◆ Exercise: Exactly the lines from the first line of the records to the line holding "8706, 8649, 5787, 130]" should be duplicated, and nothing more; pictures stay out.

Data items:
= = =

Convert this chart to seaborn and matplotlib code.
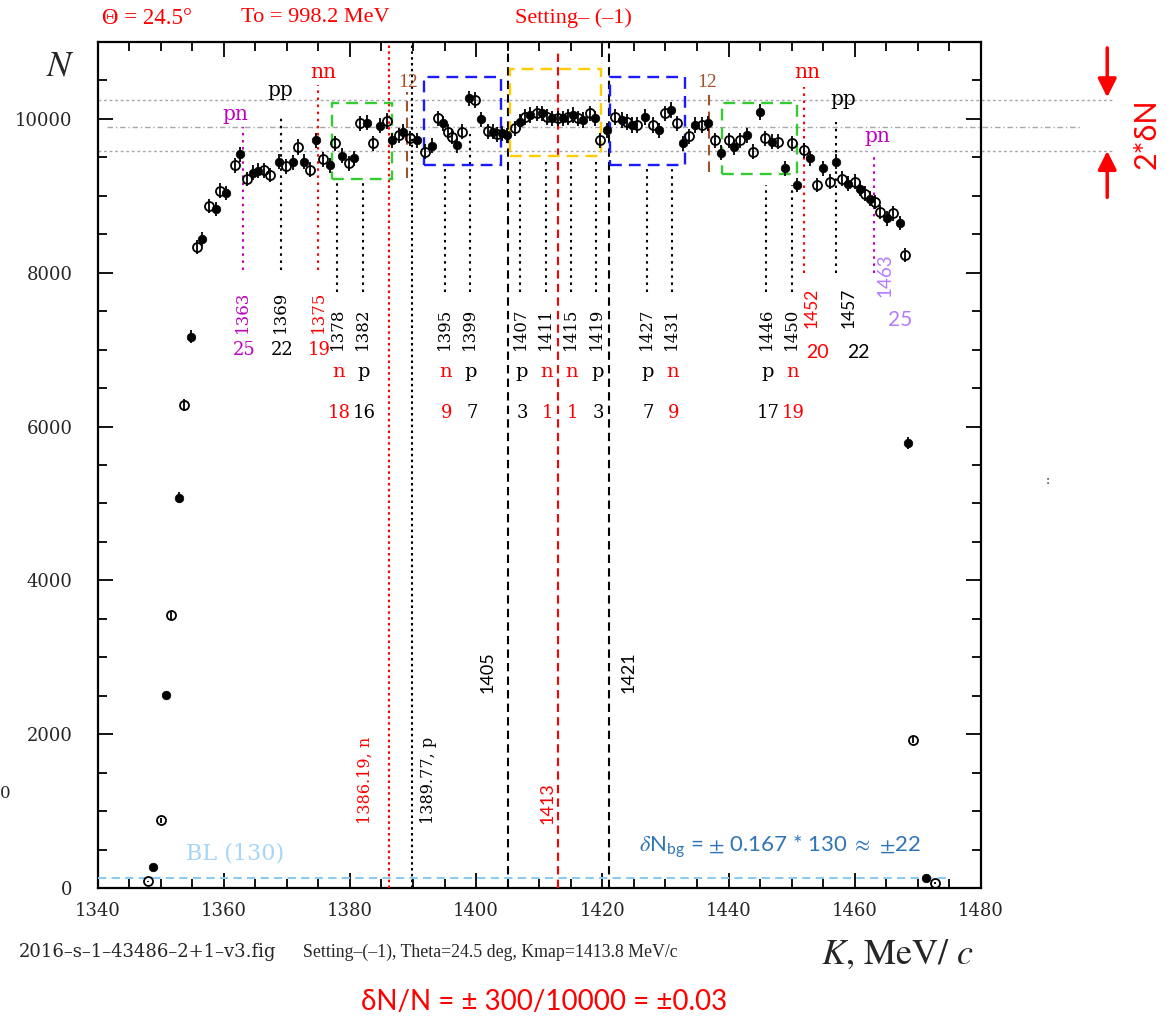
import numpy as np
import pandas as pd
import matplotlib
matplotlib.use("Agg")
import matplotlib.pyplot as plt
import seaborn as sns
from matplotlib.ticker import MultipleLocator
from matplotlib.patches import Rectangle

# ---------- DATA ----------
# filled points (K in MeV/c, counts N)
k_full = [1348.8, 1350.9, 1352.9, 1354.8, 1356.6, 1358.8, 1360.4, 1362.6, 1364.6, 1365.4,
          1368.7, 1370.9, 1372.7, 1374.7, 1376.9, 1378.7, 1380.6, 1382.7, 1384.8, 1386.6,
          1388.4, 1390.6, 1393.0, 1394.8, 1396.9, 1398.8, 1400.8, 1402.6, 1404.1, 1404.9,
          1407.0, 1408.5, 1410.4, 1412.0, 1413.8, 1415.4, 1417.0, 1418.8, 1420.7, 1423.1,
          1424.7, 1426.8, 1428.9, 1430.8, 1432.7, 1434.7, 1436.8, 1438.8, 1440.8, 1442.9,
          1445.0, 1446.9, 1449.0, 1450.8, 1452.9, 1454.9, 1457.0, 1459.0, 1460.8, 1462.4,
          1465.1, 1467.1, 1468.5, 1471.3]
n_full = [272, 2504, 5072, 7165, 8440, 8830, 9039, 9542, 9300, 9325,
          9442, 9435, 9442, 9720, 9400, 9520, 9490, 9950, 9910, 9724,
          9832, 9724, 9653, 9941, 9659, 10266, 9993, 9832, 9811, 9789,
          9962, 10049, 10071, 10006, 10006, 10049, 9984, 10006, 9854, 9984,
          9919, 10027, 9854, 10114, 9681, 9919, 9941, 9559, 9629, 9789,
          10092, 9702, 9356, 9139, 9486, 9356, 9442, 9160, 9095, 8965,
          8706, 8649, 5787, 130]

# open points
k_open = [1348.0, 1350.0, 1351.7, 1353.7, 1355.7, 1357.7, 1359.4, 1361.8, 1363.7, 1366.4,
          1367.4, 1369.9, 1371.8, 1373.7, 1375.7, 1377.6, 1379.8, 1381.6, 1383.7, 1385.8,
          1387.7, 1389.5, 1391.9, 1393.9, 1395.6, 1396.1, 1397.8, 1399.8, 1401.8, 1403.3,
          1406.2, 1407.8, 1409.6, 1411.2, 1413.0, 1414.6, 1416.2, 1418.1, 1419.6, 1422.0,
          1423.9, 1425.5, 1428.1, 1429.9, 1431.9, 1433.8, 1435.8, 1437.9, 1440.0, 1441.8,
          1443.9, 1445.8, 1447.9, 1450.0, 1451.9, 1454.0, 1456.0, 1457.9, 1460.1, 1461.6,
          1463.2, 1464.0, 1466.1, 1468.0, 1469.2, 1472.7]
n_open = [87, 881, 3548, 6284, 8330, 8870, 9065, 9399, 9220, 9334,
          9270, 9386, 9635, 9340, 9475, 9685, 9421, 9941, 9685, 9975,
          9789, 9746, 9572, 10006, 9832, 9767, 9832, 10244, 9841, 9802,
          9876, 10027, 10071, 10027, 10006, 10027, 10006, 10071, 9724, 10027,
          9962, 9919, 9919, 10071, 9941, 9776, 9919, 9724, 9724, 9724,
          9572, 9746, 9702, 9681, 9594, 9139, 9182, 9225, 9182, 9030,
          8922, 8792, 8771, 8229, 1924, 65]

# single-particle lines under the plateau
line_k = [1378, 1382, 1395, 1399, 1407, 1411, 1415, 1419, 1427, 1431, 1446, 1450]
line_kind = ["n", "p", "n", "p", "p", "n", "n", "p", "p", "n", "p", "n"]
line_count = [18, 16, 9, 7, 3, 1, 1, 3, 7, 9, 17, 19]

# pair lines
pair_k = [1363, 1369, 1375, 1452, 1457, 1463]
pair_kind = ["pn", "pp", "nn", "nn", "pp", "pn"]
pair_count = [25, 22, 19, 20, 22, 25]

# full-height reference lines
ref_k = [1386.19, 1389.77, 1405, 1413, 1421]
ref_label = ["1386.19, n", "1389.77, p", "1405", "1413", "1421"]

baseline = 130
dn_lines = [10240, 9900, 9580]

# ---------- STYLE ----------
sns.set_theme(style="ticks")
plt.rcParams["font.family"] = ["DejaVu Serif"]
plt.rcParams["mathtext.fontset"] = "stix"

RED = "#ff0000"
MAG = "#c000c0"
LAV = "#b57cff"
BROWN = "#a0522d"
SERIF = "Liberation Serif"
DSERIF = "DejaVu Serif"
SANS = "Lato"

W, H = 1167, 1019
fig = plt.figure(figsize=(W / 100, H / 100), dpi=100)
ax = fig.add_axes([97.5 / W, 1 - 888 / H, (981 - 97.5) / W, (888 - 42) / H])


def fx(px):
    return px / W


def fy(py):
    return 1 - py / H


df_full = pd.DataFrame({"K": k_full, "N": n_full})
df_open = pd.DataFrame({"K": k_open, "N": n_open})

# ---------- DATA POINTS ----------
ax.errorbar(df_full["K"], df_full["N"], yerr=np.sqrt(df_full["N"]), fmt="none",
            ecolor="black", elinewidth=1.3, zorder=5)
sns.scatterplot(data=df_full, x="K", y="N", color="black", s=38, marker="o",
                edgecolor="black", linewidth=0.5, ax=ax, zorder=6, legend=False)
ax.errorbar(df_open["K"], df_open["N"], yerr=np.sqrt(df_open["N"]), fmt="o",
            mfc="none", mec="black", mew=1.3, ms=6.5, ecolor="black",
            elinewidth=1.3, zorder=6)

# ---------- AXES ----------
ax.set_xlim(1340, 1480)
ax.set_ylim(0, 11000)
ax.set_xlabel("")
ax.set_ylabel("")
ax.xaxis.set_major_locator(MultipleLocator(20))
ax.xaxis.set_minor_locator(MultipleLocator(5))
ax.yaxis.set_major_locator(MultipleLocator(2000))
ax.yaxis.set_minor_locator(MultipleLocator(500))
ax.tick_params(which="both", direction="in", top=True, right=True,
               width=1.3, color="black")
ax.tick_params(which="major", length=11)
ax.tick_params(which="minor", length=6.5)
ax.tick_params(axis="x", which="major", pad=10, labelsize=13)
ax.tick_params(axis="y", which="major", pad=18, labelsize=13)
for lab in ax.get_xticklabels() + ax.get_yticklabels():
    lab.set_fontfamily(DSERIF)
for sp in ax.spines.values():
    sp.set_linewidth(1.6)
    sp.set_color("black")
    sp.set_visible(True)

# ---------- HORIZONTAL GUIDES ----------
ax.plot([1340, 1500.9], [dn_lines[0]] * 2, color="#a8a8a8", lw=1,
        ls=(0, (2, 2)), clip_on=False, zorder=2)
ax.plot([1341.5, 1495.9], [dn_lines[1]] * 2, color="#a8a8a8", lw=1,
        ls=(0, (4, 2, 1, 2)), clip_on=False, zorder=2)
ax.plot([1340, 1500.9], [dn_lines[2]] * 2, color="#a8a8a8", lw=1,
        ls=(0, (2, 2)), clip_on=False, zorder=2)
ax.plot([1340, 1475], [baseline] * 2, color="#8ccaf2", lw=1.5,
        ls=(0, (4, 2.5)), zorder=3)

# ---------- FULL HEIGHT LINES ----------
ref_style = [(RED, (0, (1.2, 1.6))), ("black", (0, (1.2, 1.6))),
             ("black", (0, (4, 2.5))), (RED, (0, (4, 2.5))), ("black", (0, (4, 2.5)))]
ref_top = [11000, 11000, 11000, 10894, 11000]
for k, (c, ls), top in zip(ref_k, ref_style, ref_top):
    ax.plot([k, k], [0, top], color=c, ls=ls, lw=1.5, zorder=3)

ax.text(1382.4, 1404, ref_label[0], rotation=90, color=RED, ha="center",
        va="center", fontsize=11.5, family=DSERIF)
ax.text(1392.4, 1404, ref_label[1], rotation=90, color="black", ha="center",
        va="center", fontsize=11.5, family=DSERIF)
ax.text(1401.8, 2808, ref_label[2], rotation=90, color="black", ha="center",
        va="center", fontsize=13, family=SANS)
ax.text(1411.3, 1105, ref_label[3], rotation=90, color=RED, ha="center",
        va="center", fontsize=13, family=SANS)
ax.text(1424.1, 2808, ref_label[4], rotation=90, color="black", ha="center",
        va="center", fontsize=13, family=SANS)

# ---------- DASHED BOXES ----------
boxes = [((1377.1, 9217), 1386.6, 10201, "#33cc33"),
         ((1391.8, 9399), 1403.9, 10547, "#1a1aff"),
         ((1405.4, 9516), 1419.8, 10655, "#ffcc00"),
         ((1421.2, 9399), 1433.1, 10547, "#1a1aff"),
         ((1438.9, 9282), 1450.8, 10201, "#33cc33")]
for (x0, y0), x1, y1, c in boxes:
    ax.add_patch(Rectangle((x0, y0), x1 - x0, y1 - y0, fill=False, ec=c, lw=1.7,
                           ls=(0, (5, 3)), zorder=4))

# brown "12" markers
for k, top, bot, tx in [(1389.0, 10348, 9230, 1389.2), (1436.9, 10335, 9308, 1436.6)]:
    ax.plot([k, k], [bot, top], color=BROWN, lw=1.5, ls=(0, (5, 3)), zorder=4)
    ax.text(tx, 10413, "12", color=BROWN, ha="center", va="baseline",
            fontsize=14, family=SERIF)

# ---------- SINGLE-PARTICLE LINES ----------
for k, kind, cnt in zip(line_k, line_kind, line_count):
    top = 9800 if k == 1399 else (9464 if 1405 < k < 1421 else 9204)
    if k in (1395, 1427, 1431):
        top = 9370
    if k in (1446, 1450):
        top = 9140
    ax.plot([k, k], [7748, top], color="black", ls=(0, (1.2, 2.2)), lw=1.5, zorder=3)
    c = RED if kind == "n" else "black"
    ax.text(k, 7267, str(k), rotation=90, ha="center", va="center",
            fontsize=12, family=DSERIF, color="black")
    ax.text(k + 0.2, 6708, kind, ha="center", va="center", fontsize=14,
            family=DSERIF, color=c)
    ax.text(k + 0.3, 6175, str(cnt), ha="center", va="center", fontsize=13,
            family=DSERIF, color=c)

# ---------- PAIR LINES ----------
pair_color = [MAG, "black", RED, RED, "black", MAG]
pair_top = [9893, 10049, 10439, 10413, 9958, 9503]
pair_text_y = [9984, 10296, 10530, 10530, 10179, 9702]
pair_text_x = [1361.8, 1368.9, 1375.7, 1452.5, 1458.1, 1463.5]
for i, (k, kind, cnt) in enumerate(zip(pair_k, pair_kind, pair_count)):
    c = pair_color[i]
    bottom = 8034 if i < 3 else 7995
    ax.plot([k, k], [bottom, pair_top[i]], color=c, ls=(0, (1.2, 2.2)), lw=1.5, zorder=3)
    ax.text(pair_text_x[i], pair_text_y[i], kind, color=c, ha="center",
            va="baseline", fontsize=14.5, family=DSERIF)
    if i < 3:
        ax.text(k, 7488, str(k), rotation=90, ha="center", va="center",
                fontsize=12, family=DSERIF, color=c)
        ax.text(k + 0.2, 6994, str(cnt), ha="center", va="center",
                fontsize=13, family=DSERIF, color=c)

ax.text(1453.2, 7540, "1452", rotation=90, ha="center", va="center",
        fontsize=12.5, family=SANS, color=RED)
ax.text(1454.1, 6968, "20", ha="center", va="center", fontsize=14,
        family=SANS, color=RED)
ax.text(1459.0, 7540, "1457", rotation=90, ha="center", va="center",
        fontsize=12.5, family=SANS, color="black")
ax.text(1460.5, 6968, "22", ha="center", va="center", fontsize=14,
        family=SANS, color="black")
ax.text(1464.8, 7969, "1463", rotation=90, ha="center", va="center",
        fontsize=13.5, family=SANS, color=LAV)
ax.text(1467.2, 7384, "25", ha="center", va="center", fontsize=15,
        family=SANS, color=LAV)

# ---------- TEXT ANNOTATIONS ----------
ax.text(1361.8, 455, f"BL ({baseline})", color="#a6d6f7", ha="center",
        va="center", fontsize=16, family=DSERIF)
ax.text(1448.2, 533, r"$\delta$N$_{\mathregular{bg}}$ = $\pm$ 0.167 * 130 $\approx$ $\pm$22",
        color="#2e75b6", ha="center", va="center", fontsize=16, family=SANS)

# arrows and 2*dN
ax.annotate("", xy=(1500.0, 10244), xytext=(1500.0, 10959), xycoords="data",
            annotation_clip=False,
            arrowprops=dict(arrowstyle="-|>", color=RED, lw=2.5, mutation_scale=28))
ax.annotate("", xy=(1500.0, 9620), xytext=(1500.0, 8944), xycoords="data",
            annotation_clip=False,
            arrowprops=dict(arrowstyle="-|>", color=RED, lw=2.5, mutation_scale=28))
fig.text(fx(1147), fy(134), "2*δN", rotation=90, color=RED, ha="center",
         va="center", fontsize=22, family=SANS)

# header
fig.text(fx(147), fy(18), "Θ = 24.5°", color=RED, ha="center", va="center",
         fontsize=16.5, family=SERIF)
fig.text(fx(315), fy(18), "To = 998.2 MeV", color=RED, ha="center", va="center",
         fontsize=16, family=SERIF)
fig.text(fx(573), fy(18), "Setting– (–1)", color=RED, ha="center", va="center",
         fontsize=16, family=SERIF)

# axis titles
fig.text(fx(60), fy(66), r"$N$", ha="center", va="center", fontsize=26)
fig.text(fx(897), fy(955), r"$K$, MeV/ $c$", ha="center", va="center", fontsize=26,
         family="STIXGeneral")

# footer
fig.text(fx(19), fy(952), "2016–s–1–43486–2+1–v3.fig", ha="left", va="center",
         fontsize=13, family=DSERIF)
fig.text(fx(303), fy(952), "Setting–(–1), Theta=24.5 deg, Kmap=1413.8 MeV/c",
         ha="left", va="center", fontsize=12.8, family=SERIF)
fig.text(fx(544), fy(1002), "δN/N = ± 300/10000 = ±0.03", color=RED, ha="center",
         va="center", fontsize=20, family=SANS)

# stray marks from the original
fig.text(fx(5), fy(793), "0", ha="center", va="center", fontsize=12, family=DSERIF)
fig.text(fx(1048), fy(480), ":", ha="center", va="center", fontsize=9, family=DSERIF)

fig.savefig("out.png", dpi=100)
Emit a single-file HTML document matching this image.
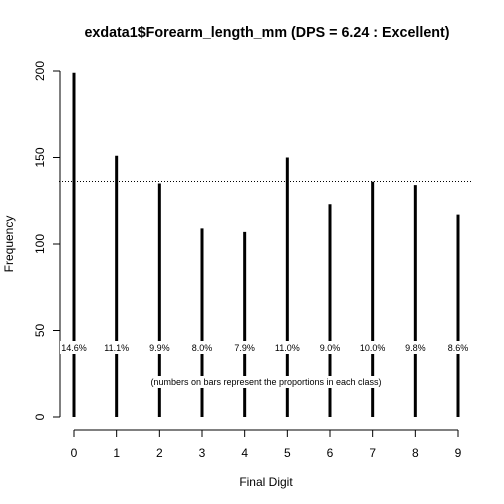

= = =

◆ Written answer:
Convert this chart to seaborn and matplotlib code.
import numpy as np
import pandas as pd
import matplotlib
matplotlib.use("Agg")
import matplotlib.pyplot as plt
import seaborn as sns
from matplotlib.ticker import MultipleLocator
from matplotlib.patches import Rectangle

# ---------- DATA ----------
# filled points (K in MeV/c, counts N)
k_full = [1348.8, 1350.9, 1352.9, 1354.8, 1356.6, 1358.8, 1360.4, 1362.6, 1364.6, 1365.4,
          1368.7, 1370.9, 1372.7, 1374.7, 1376.9, 1378.7, 1380.6, 1382.7, 1384.8, 1386.6,
          1388.4, 1390.6, 1393.0, 1394.8, 1396.9, 1398.8, 1400.8, 1402.6, 1404.1, 1404.9,
          1407.0, 1408.5, 1410.4, 1412.0, 1413.8, 1415.4, 1417.0, 1418.8, 1420.7, 1423.1,
          1424.7, 1426.8, 1428.9, 1430.8, 1432.7, 1434.7, 1436.8, 1438.8, 1440.8, 1442.9,
          1445.0, 1446.9, 1449.0, 1450.8, 1452.9, 1454.9, 1457.0, 1459.0, 1460.8, 1462.4,
          1465.1, 1467.1, 1468.5, 1471.3]
n_full = [272, 2504, 5072, 7165, 8440, 8830, 9039, 9542, 9300, 9325,
          9442, 9435, 9442, 9720, 9400, 9520, 9490, 9950, 9910, 9724,
          9832, 9724, 9653, 9941, 9659, 10266, 9993, 9832, 9811, 9789,
          9962, 10049, 10071, 10006, 10006, 10049, 9984, 10006, 9854, 9984,
          9919, 10027, 9854, 10114, 9681, 9919, 9941, 9559, 9629, 9789,
          10092, 9702, 9356, 9139, 9486, 9356, 9442, 9160, 9095, 8965,
          8706, 8649, 5787, 130]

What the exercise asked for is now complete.